Below are the 41 states that do not tax benefits:

  • Alabama
  • Alaska
  • Arizona
  • Arkansas
  • California
  • Delaware
  • Florida
  • Georgia
  • Hawaii
  • Idaho
  • Illinois
  • Indiana
  • Iowa
  • Kansas
  • Kentucky
  • Louisiana
  • Maine
  • Maryland
  • Massachusetts
  • Michigan
  • Mississippi
  • Missouri
  • Nebraska
  • Nevada
  • New Hampshire
  • New Jersey
  • New York
  • North Carolina
  • North Dakota
  • Ohio
  • Oklahoma
  • Oregon
  • Pennsylvania
  • South Carolina
  • South Dakota
  • Tennessee
  • Texas
  • Virginia
  • Washington
  • Wisconsin
  • Wyoming

Although Washington, D.C. isn’t a state, retirees living there will not have their benefits taxed. It’s also worth noting that in 2024, three states — Kansas, Missouri, and Nebraska — got rid of their Social Security tax. This is an encouraging sign for the retirees in the nine states that still have such a tax.

You can avoid your state’s taxes, but not Uncle Sam’s

Taxes work differently on the local, state, and federal levels.
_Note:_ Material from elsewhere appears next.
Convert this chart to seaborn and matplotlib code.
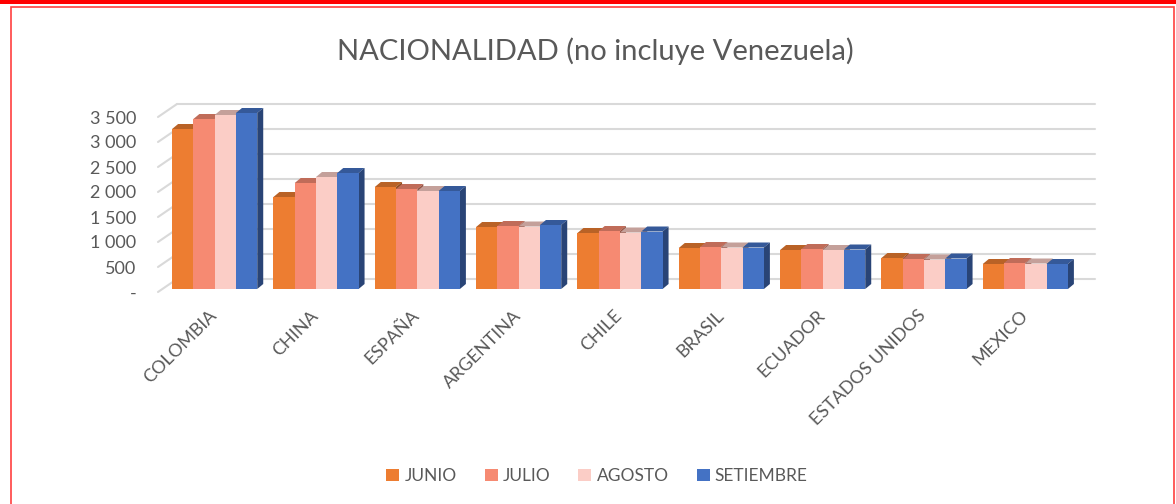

Although you may be able to avoid paying state taxes on your Social Security benefits, federal tax rules still apply, and up to 85% of your benefits could be taxable. Below is how much of your benefits may be taxable on the federal level based on your combined income:

Filing Status Combined Income Percentage of Benefits Taxable

Single

$25,000 to $34,000

Up to 50%

Single

More than $34,000

Up to 85%

Married, filing jointly

$32,000 to $44,000

Up to 50%

Married, filing jointly

More than $44,000

Up to 85%

Source: Social Security Administration.

Your combined income is the total of three things: your adjusted gross income (AGI), half of your annual Social Security benefits, and any nontaxable interest you receive. Your AGI includes all income other than Social Security, and nontaxable interest is any interest income not subject to federal tax, such as certain bonds you may own.
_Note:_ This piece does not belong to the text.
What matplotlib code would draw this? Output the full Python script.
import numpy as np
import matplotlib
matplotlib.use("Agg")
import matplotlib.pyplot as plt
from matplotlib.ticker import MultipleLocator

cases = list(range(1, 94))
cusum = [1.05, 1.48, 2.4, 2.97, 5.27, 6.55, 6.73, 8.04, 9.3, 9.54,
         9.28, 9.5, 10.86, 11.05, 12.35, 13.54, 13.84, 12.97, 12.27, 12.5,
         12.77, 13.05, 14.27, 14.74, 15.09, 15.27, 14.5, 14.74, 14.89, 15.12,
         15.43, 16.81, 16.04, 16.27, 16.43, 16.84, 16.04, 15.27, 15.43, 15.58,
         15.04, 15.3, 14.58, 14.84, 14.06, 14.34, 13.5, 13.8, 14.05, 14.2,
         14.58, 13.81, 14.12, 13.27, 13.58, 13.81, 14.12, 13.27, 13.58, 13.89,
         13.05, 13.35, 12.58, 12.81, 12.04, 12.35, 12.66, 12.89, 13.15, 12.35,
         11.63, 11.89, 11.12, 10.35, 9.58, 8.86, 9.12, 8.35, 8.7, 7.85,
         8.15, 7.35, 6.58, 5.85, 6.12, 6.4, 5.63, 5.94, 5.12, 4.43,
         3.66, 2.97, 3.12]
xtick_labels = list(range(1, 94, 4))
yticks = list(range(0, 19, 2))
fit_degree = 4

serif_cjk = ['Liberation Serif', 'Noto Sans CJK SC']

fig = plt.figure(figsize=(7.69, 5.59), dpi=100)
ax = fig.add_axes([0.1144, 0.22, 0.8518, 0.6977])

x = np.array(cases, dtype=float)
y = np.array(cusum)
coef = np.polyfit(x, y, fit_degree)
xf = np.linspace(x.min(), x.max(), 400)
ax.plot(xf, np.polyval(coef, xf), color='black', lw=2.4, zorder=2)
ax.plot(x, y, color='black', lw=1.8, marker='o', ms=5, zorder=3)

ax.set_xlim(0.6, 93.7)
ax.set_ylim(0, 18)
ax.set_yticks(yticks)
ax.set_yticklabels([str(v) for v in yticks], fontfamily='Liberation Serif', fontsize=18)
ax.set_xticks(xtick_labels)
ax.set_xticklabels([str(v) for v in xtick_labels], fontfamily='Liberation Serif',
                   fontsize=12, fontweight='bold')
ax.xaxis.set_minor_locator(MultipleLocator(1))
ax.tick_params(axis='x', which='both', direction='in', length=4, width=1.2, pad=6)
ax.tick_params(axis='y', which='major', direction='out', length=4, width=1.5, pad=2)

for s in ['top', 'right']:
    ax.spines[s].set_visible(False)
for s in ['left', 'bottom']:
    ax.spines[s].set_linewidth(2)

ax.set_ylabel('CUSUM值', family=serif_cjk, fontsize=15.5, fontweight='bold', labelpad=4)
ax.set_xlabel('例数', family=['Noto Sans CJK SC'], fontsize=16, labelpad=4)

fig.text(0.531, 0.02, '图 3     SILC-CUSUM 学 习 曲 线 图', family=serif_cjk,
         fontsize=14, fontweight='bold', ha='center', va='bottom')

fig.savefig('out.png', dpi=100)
You likely won’t pay much in federal taxes on your benefits

The key words to focus on when it comes to federal taxes on Social Security benefits are “taxable” and not “taxed.” In other words, if you’re married and filing jointly, with a combined income over $44,000, you won’t pay an 85% tax on your benefits, but 85% of your benefits will be eligible to be added to your other income and taxed at your regular tax rate.
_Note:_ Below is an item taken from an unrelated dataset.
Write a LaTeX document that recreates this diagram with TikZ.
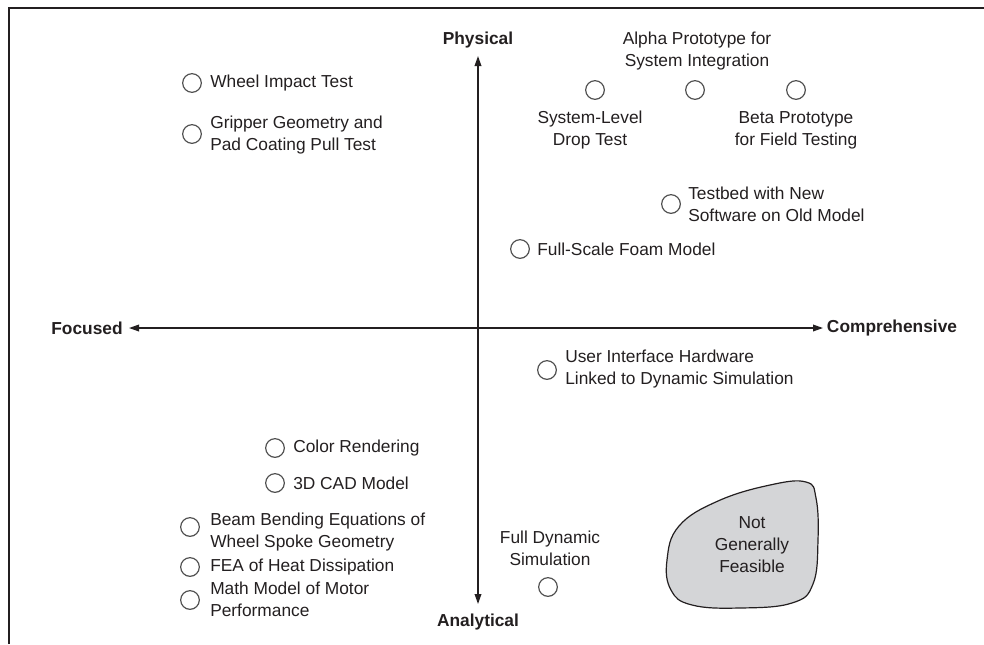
\documentclass[tikz,border=0pt]{standalone}
\usepackage{fontspec}
\setmainfont{Liberation Sans}
\usetikzlibrary{arrows.meta}
\definecolor{ink}{HTML}{231F20}
\definecolor{ringgray}{HTML}{505050}
\definecolor{blobfill}{HTML}{D4D5D7}
\begin{document}
\begin{tikzpicture}[x=0.75pt,y=-0.75pt,
  txt/.style={inner sep=0pt,text=ink,font=\fontsize{13}{16.5}\selectfont},
  lbl/.style={txt,anchor=west,align=left},
  ctr/.style={txt,align=center},
  axislabel/.style={inner sep=0pt,text=ink,font=\fontsize{13}{16}\selectfont\bfseries},
  ring/.style={circle,draw=ringgray,line width=0.9pt,minimum size=14pt,inner sep=0pt},
  axis/.style={draw=ink,line width=1pt,{Triangle[length=7.5pt,width=5pt]}-{Triangle[length=7.5pt,width=5pt]}},
  frame/.style={draw=ink,line width=1.6pt}
]
\useasboundingbox (0,0) rectangle (984,644);

% frame: top and left edges only
\coordinate (fl) at (9,644);
\coordinate (fc) at (9,8);
\coordinate (fr) at (984,8);
\draw[frame] (fl) -- (fc) -- (fr);

% axes
\node[axislabel] (phys) at (478,40) {Physical};
\node[axislabel] (anal) at (478,622) {Analytical};
\node[axislabel] (foc) at (87,328) {Focused};
\node[axislabel] (comp) at (892,328) {Comprehensive};
\coordinate (vtop) at (478,56);
\coordinate (vbot) at (478,604);
\coordinate (hleft) at (129,328);
\coordinate (hright) at (823,328);
\draw[axis] (vtop) -- (vbot);
\draw[axis] (hleft) -- (hright);

% upper left quadrant
\node[ring] (c1) at (192,83) {};
\node[lbl] (t1) at (210,83) {Wheel Impact Test};
\node[ring] (c2) at (192,134) {};
\node[lbl] (t2) at (210,135) {Gripper Geometry and\\Pad Coating Pull Test};

% upper right quadrant
\node[ctr] (t3) at (697,51) {Alpha Prototype for\\System Integration};
\node[ring] (c3) at (595,90) {};
\node[ring] (c4) at (695,90) {};
\node[ring] (c5) at (796,90) {};
\node[ctr] (t4) at (590,130) {System-Level\\Drop Test};
\node[ctr] (t5) at (796,130) {Beta Prototype\\for Field Testing};
\node[ring] (c6) at (671,204) {};
\node[lbl] (t6) at (688,204) {Testbed with New\\Software on Old Model};
\node[ring] (c7) at (520,249) {};
\node[lbl] (t7) at (537,249) {Full-Scale Foam Model};

% lower right quadrant
\node[ring] (c8) at (547,370) {};
\node[lbl] (t8) at (565,369) {User Interface Hardware\\Linked to Dynamic Simulation};
\node[ctr] (t9) at (550,548) {Full Dynamic\\Simulation};
\node[ring] (c9) at (548,587) {};

\path[draw=ink,line width=0.9pt,fill=blobfill]
  plot[smooth cycle,tension=0.7] coordinates {
    (806,482) (816,498) (818,540) (813,584) (792,603) (740,608)
    (692,605) (671,590) (667,560) (679,526) (718,501) (770,485)};
\node[ctr] (t10) at (752,545) {Not\\Generally\\Feasible};

% lower left quadrant
\node[ring] (c10) at (275,448) {};
\node[lbl] (t11) at (293,448) {Color Rendering};
\node[ring] (c11) at (275,483) {};
\node[lbl] (t12) at (293,483) {3D CAD Model};
\node[ring] (c12) at (190,527) {};
\node[lbl] (t13) at (210,532) {Beam Bending Equations of\\Wheel Spoke Geometry};
\node[ring] (c13) at (190,567) {};
\node[lbl] (t14) at (210,567) {FEA of Heat Dissipation};
\node[ring] (c14) at (190,600) {};
\node[lbl] (t15) at (210,599) {Math Model of Motor\\Performance};
\end{tikzpicture}
\end{document}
As an example, let’s assume you’re married and filing jointly, with the following being true:

  • You and your spouse’s AGI is $50,000
  • You received $500 in nontaxable interest
  • You received $20,000 in Social Security benefits for the year

In this scenario, your combined income is $60,500 ($50,000 + $500 + $10,000), meaning up to 85% of your Social Security benefits are eligible to be taxed.

Instead of paying 85% on $20,000 ($17,000), Social Security would take the $17,000, add it to any other income you have, and then tax it at your regular tax rate. If you’re in the 22% tax bracket, you would potentially owe $3,740 on the $20,000 in benefits you received.

Paying federal taxes may not seem ideal for retirees, but how it’s structured works out so that most people won’t pay all that much to Uncle Sam.